Surabaya. kompaspublik.com- Diduga tidak ditahannya pelaku penggelapan dana haji, yaitu Direktur PT. Global Access (G.A) beserta anaknya yang menjabat sebagai Direktur keuangan PT. G.A, membuat sejumlah massa perwakilan dari keluarga korban penggelapan dana haji geram, hingga melakukan unjuk rasa dengan mendatangi kantor Pengadilan Negeri (PN) Surabaya untuk meminta agar majelis hakim yang diketuai Dwi Purwadi menjatuhkan hukuman yang seberat-beratnya bagi Yunus Yamani, Direktur PT. Global Accsess (terdakwa dalam kasus ini).
Selain meminta menghukum berat Yunus Yamani, puluhan massa yang tergabung dalam komunitas keluarga korban haji meminta agar hakim tidak masuk angin pada penanganan kasus ini. Bahkan mereka pun juga meminta agar jaksa dan hakim menyerat anak dari Yunus Yamani, yakni Nadya Faehani yang menjabat sebagau Direktur keuangan PT. Global Accsess juga diseret dalam kasus ini. Pasalnya, ia (Nadya Faehani) diduga telah terlibat pada pencucian uang kasus jamaah haji yang diduga dipakai untuk bermain judi forex atau valas.
“Kami mendesak agar jaksa dan hakim menetapkan Nadya Faehani sebagai tersangka pencucian uang,” Ujar Ridwan yang mengaku keponakan dari keluarga korban.
Saat demo digelar, kasus perkara ini juga disidangkan di PN Surabaya dengan agenda duplik atau tanggapan dari Jaksa Penuntut Umum atas replik yang diajukan terdakwa Yunus Yamani melalui tim penasehat hukumnya.
Sebelumnya, dalam dakwaan jaksa dijelaskan, Perkara Nomor 335/ Pid.B/2018/PN.Sby berawal saat Yunus Yamani selaku Dirut PT Global Acces sepakat melakukan kerjasama dengan Dicky Mastur Ahmad dan Harika Oscar Perdana (berkas terpisah) di bidang pemberangkatan haji plus.
Dari kerjasama itulah, akhirnya Yunus selaku Dirut PT Global Access menggelar program pemberangkatan haji plus pada 2012. Padahal pada 2012, PT Global Access belum memgantongi izin pemberangkatan haji.
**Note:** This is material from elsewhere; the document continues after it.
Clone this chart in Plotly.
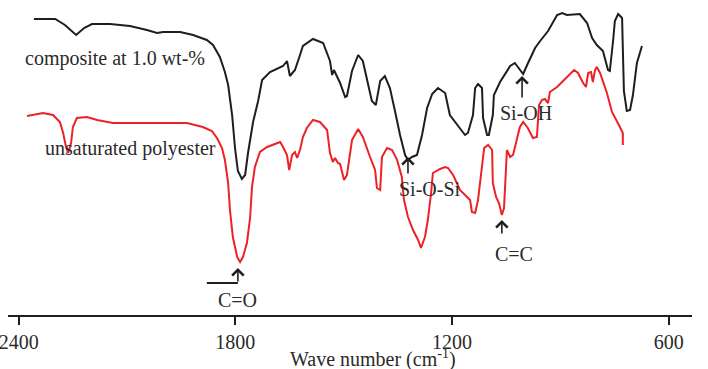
import plotly.graph_objects as go

# ---- data (wavenumber in cm-1, transmittance in arbitrary units) ----
comp_wn = [2358, 2299, 2272, 2241, 2219, 2197, 2147, 2092, 2045, 2017, 2000, 1953, 1917, 1879,
           1862, 1843, 1829, 1820, 1809, 1801, 1793, 1782, 1773, 1765, 1751, 1737, 1726, 1704,
           1668, 1657, 1649, 1635, 1621, 1613, 1585, 1557, 1538, 1532, 1527, 1510, 1496, 1491,
           1477, 1460, 1447, 1435, 1422, 1411, 1399, 1386, 1372, 1358, 1344, 1330, 1322, 1311,
           1297, 1283, 1269, 1255, 1239, 1219, 1206, 1183, 1164, 1156, 1142, 1136, 1128, 1117,
           1114, 1103, 1098, 1087, 1084, 1067, 1039, 1026, 1012, 1003, 992, 970, 956, 934, 909,
           895, 882, 846, 826, 812, 799, 782, 768, 763, 754, 749, 740, 729, 727, 724, 716, 707,
           699, 688, 674]
comp_t = [301, 301, 295, 285, 292, 296, 296, 294, 290, 287, 288, 288, 285, 280,
          275, 263, 248, 235, 205, 172, 149, 141, 145, 167, 198, 219, 240, 248,
          254, 259, 244, 250, 265, 274, 281, 277, 259, 245, 250, 237, 223, 224,
          249, 265, 259, 239, 219, 215, 239, 244, 232, 209, 185, 165, 160, 163,
          165, 185, 212, 226, 232, 227, 205, 194, 185, 187, 205, 232, 236, 232,
          202, 185, 185, 205, 225, 238, 254, 257, 250, 246, 255, 272, 279, 289, 305,
          307, 305, 306, 297, 282, 275, 269, 250, 249, 279, 299, 306, 302, 272, 229, 209, 210,
          225, 257, 274]

up_wn = [2377, 2333, 2305, 2286, 2277, 2269, 2263, 2255, 2250, 2239, 2211, 2183, 2139, 2045,
         1973, 1934, 1890, 1865, 1851, 1837, 1829, 1820, 1815, 1807, 1795, 1787, 1779, 1768,
         1759, 1754, 1746, 1732, 1712, 1685, 1676, 1668, 1657, 1651, 1643, 1635, 1629, 1621,
         1613, 1602, 1585, 1566, 1546, 1538, 1530, 1524, 1516, 1510, 1499, 1491, 1477, 1460,
         1447, 1427, 1413, 1408, 1399, 1394, 1380, 1366, 1352, 1339, 1333, 1322, 1308, 1294,
         1286, 1275, 1267, 1258, 1253, 1233, 1219, 1211, 1197, 1178, 1159, 1150, 1145, 1136,
         1128, 1117, 1111, 1100, 1089, 1087, 1078, 1070, 1062, 1056, 1053, 1048, 1039, 1031,
         1012, 1003, 990, 976, 965, 959, 951, 943, 934, 929, 909, 882, 862, 851, 837, 829,
         823, 815, 810, 804, 799, 790, 771, 757, 749, 735, 727, 727]
up_t = [204, 207, 205, 198, 187, 173, 167, 177, 193, 202, 203, 200, 197, 197,
        197, 197, 193, 189, 182, 172, 160, 137, 110, 83, 63, 58, 63, 77,
        103, 133, 153, 168, 173, 177, 178, 173, 165, 150, 165, 168, 162, 170,
        183, 192, 200, 198, 190, 167, 158, 162, 157, 156, 140, 145, 180, 191,
        183, 163, 150, 132, 130, 163, 172, 170, 160, 143, 120, 103, 90, 80,
        72, 83, 100, 127, 147, 151, 153, 152, 145, 130, 123, 120, 108, 107,
        120, 150, 172, 175, 170, 137, 123, 117, 105, 112, 135, 170, 163, 165,
        193, 198, 192, 182, 183, 215, 220, 221, 217, 228, 233, 243, 250, 247, 237, 233,
        247, 248, 238, 250, 253, 247, 227, 208, 203, 193, 187, 175]

tick_vals = [2400, 1800, 1200, 600]
tick_text = ["2400", "1800", "1200", "600"]

FONT = "Liberation Serif, Times New Roman, serif"
TXT = "#2a2a2a"

fig = go.Figure()
fig.add_trace(go.Scatter(x=comp_wn, y=comp_t, mode="lines",
                         line=dict(color="#1e1e1e", width=2), showlegend=False,
                         hoverinfo="skip"))
fig.add_trace(go.Scatter(x=up_wn, y=up_t, mode="lines",
                         line=dict(color="#ec2227", width=2), showlegend=False,
                         hoverinfo="skip"))

# labels
labels = [
    dict(x=2388, y=262, text="composite at 1.0 wt-%", xanchor="left"),
    dict(x=2333, y=172, text="unsaturated polyester", xanchor="left"),
    dict(x=1261, y=131, text="Si-O-Si", xanchor="center"),
    dict(x=994, y=207, text="Si-OH", xanchor="center"),
    dict(x=1027, y=66, text="C=C", xanchor="center"),
    dict(x=1794, y=20, text="C=O", xanchor="center"),
]
for L in labels:
    fig.add_annotation(x=L["x"], y=L["y"], text=L["text"], xanchor=L["xanchor"],
                       yanchor="middle", showarrow=False,
                       font=dict(family=FONT, size=20, color=TXT))

# arrows (tip at peak, tail below)
arrows = [(1322, 163, 18), (1006, 244, 23), (1062, 100, 15), (1793, 52, 15)]
for ax_, ay_, ln in arrows:
    fig.add_annotation(x=ax_, y=ay_, ax=0, ay=ln, text="", showarrow=True,
                       arrowhead=4, arrowsize=1.4, arrowwidth=1.6, arrowcolor="#1e1e1e")

fig.add_shape(type="line", x0=1879, x1=1793, y0=37, y1=37,
              line=dict(color="#1e1e1e", width=2))

fig.add_annotation(xref="paper", yref="paper", x=0.534, y=0, yshift=-43,
                   text="Wave number (cm<sup>-1</sup>)", showarrow=False,
                   xanchor="center", yanchor="middle",
                   font=dict(family=FONT, size=20, color=TXT))

fig.update_layout(
    width=708, height=369, autosize=False,
    margin=dict(l=8, r=16, t=0, b=54),
    paper_bgcolor="white", plot_bgcolor="white",
    hovermode=False,
    xaxis=dict(range=[2429.7, 535.4], showgrid=False, zeroline=False,
               showline=True, linecolor="#1e1e1e", linewidth=2,
               ticks="outside", ticklen=8, tickwidth=2, tickcolor="#1e1e1e",
               tickvals=tick_vals, ticktext=tick_text, ticklabeloverflow="allow",
               tickfont=dict(family=FONT, size=20, color=TXT)),
    yaxis=dict(range=[5, 320], visible=False),
)

fig.write_html("out.html", config={"displayModeBar": False},
               post_script="document.body.style.margin='0';document.body.style.overflow='hidden';")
Meskipun tak mengantongi izin, Yunus tetap nekat menggelar program pemberangkatan haji plus. Parahnya lagi, untuk menarik masyarakat, Yunus bersama Dicky dan Harika membuat program promosi pemberangkatan haji plus ‘Bayar 1 Gratis 1’, Dengan membayar biaya sekitar USD 9.000, maka peserta akan mendapatkan keberangkatan untuk 2 orang dengan jadwal keberangkatan pada tahun 2016.
Dari situlah, dengan menggunakan nama PT Global Access akhirnya Dicky dan Harika kemudian menggelar seminar di Hotel Meritus (sekarang Pullman) pada September 2012.
Untuk memuluskan programnya, Dicky dan Harika mengajak kerjasama dengan Cahyono Kartika, Direktur PT. Al Madinah (pelapor).
Di seminar tersebut Dicky dan Harika memakai tipu muslihat saat presentasi program Bayar 1 Gratis 1 di hadapan masyarakat. Hal itu dilakukan untuk menarik minat masyarakat.
Karena banyak masyarakat Surabaya yang tertarik untuk mendaftar, maka Dicky dan Harika menugaskan PT. Al Madinah untuk mengkordinir pembayaran peserta program tersebut.
Dana pendaftaran program dengan total sebesar USD 717 ribu atau Rp 8,8 miliar kemudian ditransfer PT Al Madinah ke rekening PT Global Access.
Namun kenyataannya, calon jemaah haji yang tidak bisa berangkat sebanyak 70 orang karena karena tidak mendapatkan Biaya Penyelenggaraan Ibadah Haji (BPIH). Hal itu dikarenakan uangnya tidak disetor oleh PT Global Access untuk mendapatkan jatah kursi.
Karena hal itulah, Cahyono selaku Direktur PT Al Madinah otomatis mendapat komplain dari para calon jamaah haji yang tidak bisa berangkat. PT. Al Madinah pun akhirnya merugi sebesar Rp 5 miliar. Dan atas perbuatannya, Yunus Yamani didakwa melanggar pasal 378 KUHP jo Pasal 55 ayat 1 ke-1 KUHP. (*/lisian).